L’ultimo impianto ad aver preso fuoco è la piattaforma di selezione della differenziata Di Gennaro a Caivano, in provincia di Napoli, che dopo il fermo di altri due impianti campani nelle scorse settimane causa incendio aveva comunicato di non poter ricevere rifiuti aggiuntivi. Nonostante l’appello al consorzio Corepla, che da parte sua respinge ogni addebito, nei piazzali la situazione è rimasta critica.
Il ministro: “Più controlli, fare presto”
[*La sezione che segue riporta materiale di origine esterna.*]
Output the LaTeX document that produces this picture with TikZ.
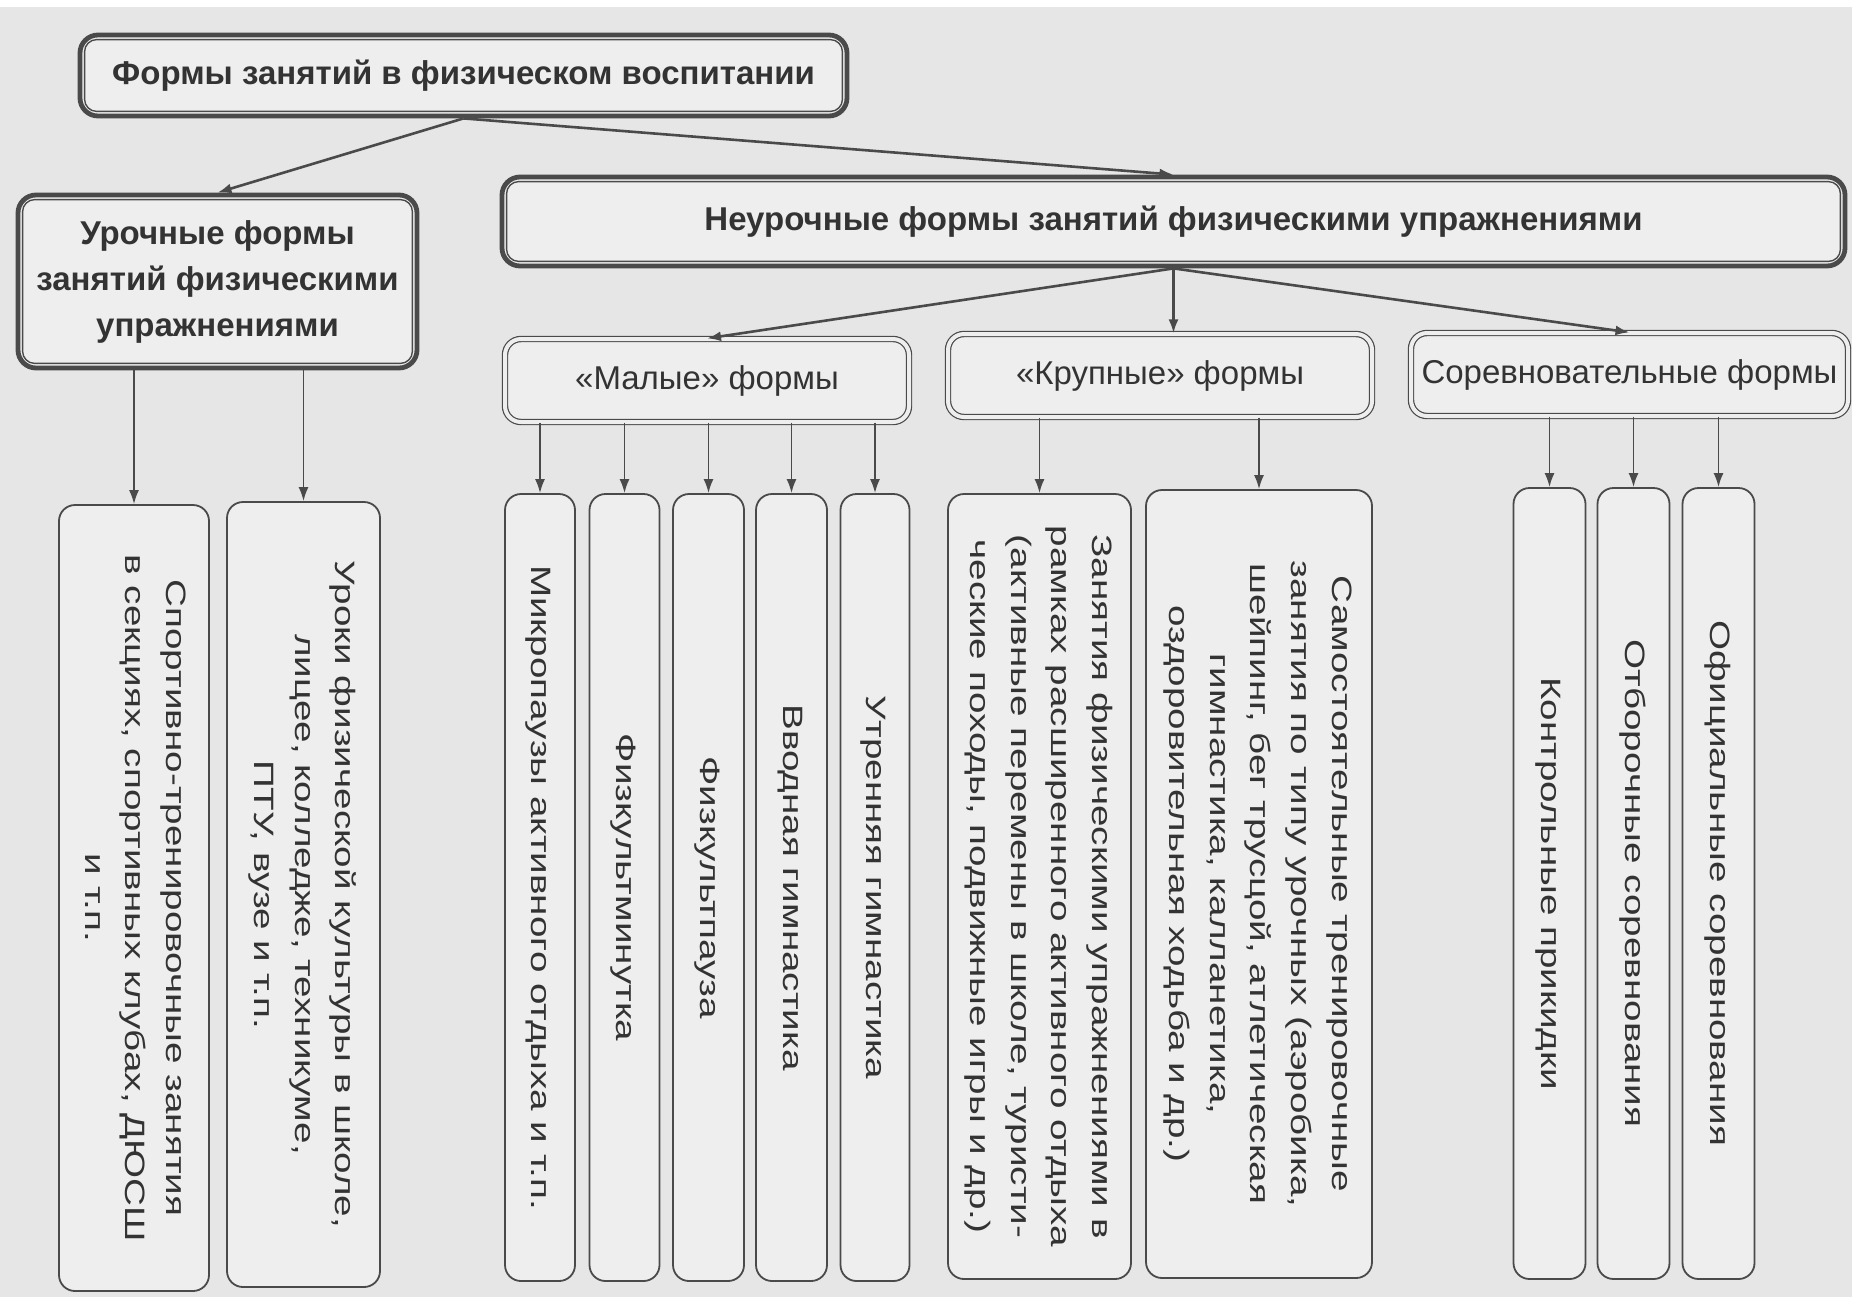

Nessuna risposta a aumento scarti
Da soli, però, i controlli difficilmente potranno disinnescare le tendenze in corso: niente potranno fare di fronte all’aumento delle raccolte differenziate che portano con sé una crescita degli scarti. E non serviranno a molto di fronte alle dinamiche commerciali mondiali, come la chiusura delle frontiere cinesi da gennaio 2018 a molte tipologie di rifiuti – carta e plastica comprese – del resto del mondo. Secondo l’Ispra oggi in Italia dobbiamo gestire circa 38 milioni di tonnellate di scarti dei trattamenti di monnezza, in cui rientrano anche quelli delle differenziata dei cittadini. Una montagna di spazzatura ben superiore ai rifiuti urbani, circa 30 milioni di tonnellate. “Le Regioni devono iniziare a considerare anche gli scarti della differenziata nella loro pianificazione degli impianti”, dicono il direttore di Unirima, l’associazione delle piattaforme della carta, Francesco Sicilia, e il direttore dell’associazione di impianti di selezione Assesele Michele Rizzello, sentiti in questi giorni anche dal consiglio regionale del Piemonte nell’ambito di un’indagine conoscitiva sugli incendi. E se nella stessa audizione Gabriele Muzio delle associazioni imprenditoriali Api e Confapi si è soffermato sul coinvolgimento degli operatori nel processo delle autorizzazioni, Rizzello ha respinto le insinuazioni: “Associare colui che recupera i rifiuti ad un criminale non ci sta bene”.
Chi indaga sui rifiuti: “Serve soluzione strutturale”
Misure mancanti
Anche altri provvedimenti che potrebbero contribuire a prevenire il fenomeno degli incendi rimangono lettera morta. Da un lato c’è la richiesta arrivata da più parti di formare una task force nella Direzione nazionale antimafia, dall’altra la proposta di una serie di misure pratiche. In consiglio regionale il direttore di Assosele Rizzello ha proposto tra le altre cose di rendere obbligatoria l’assicurazione antincendio e di incentivare l’installazione negli impianti di termocamere per attivare tempestivamente i soccorsi in caso di roghi. La stessa proposta fu avanzata in un’interrogazione dalla deputata Claudia Mannino nella scorsa legislatura: sistemi che “fotografano” solo la temperatura. Ma l’allora ministro dell’Ambiente Gian Luca Galletti aveva risposto chiamando in causa le norme che limitano la videosorveglianza dei lavoratori.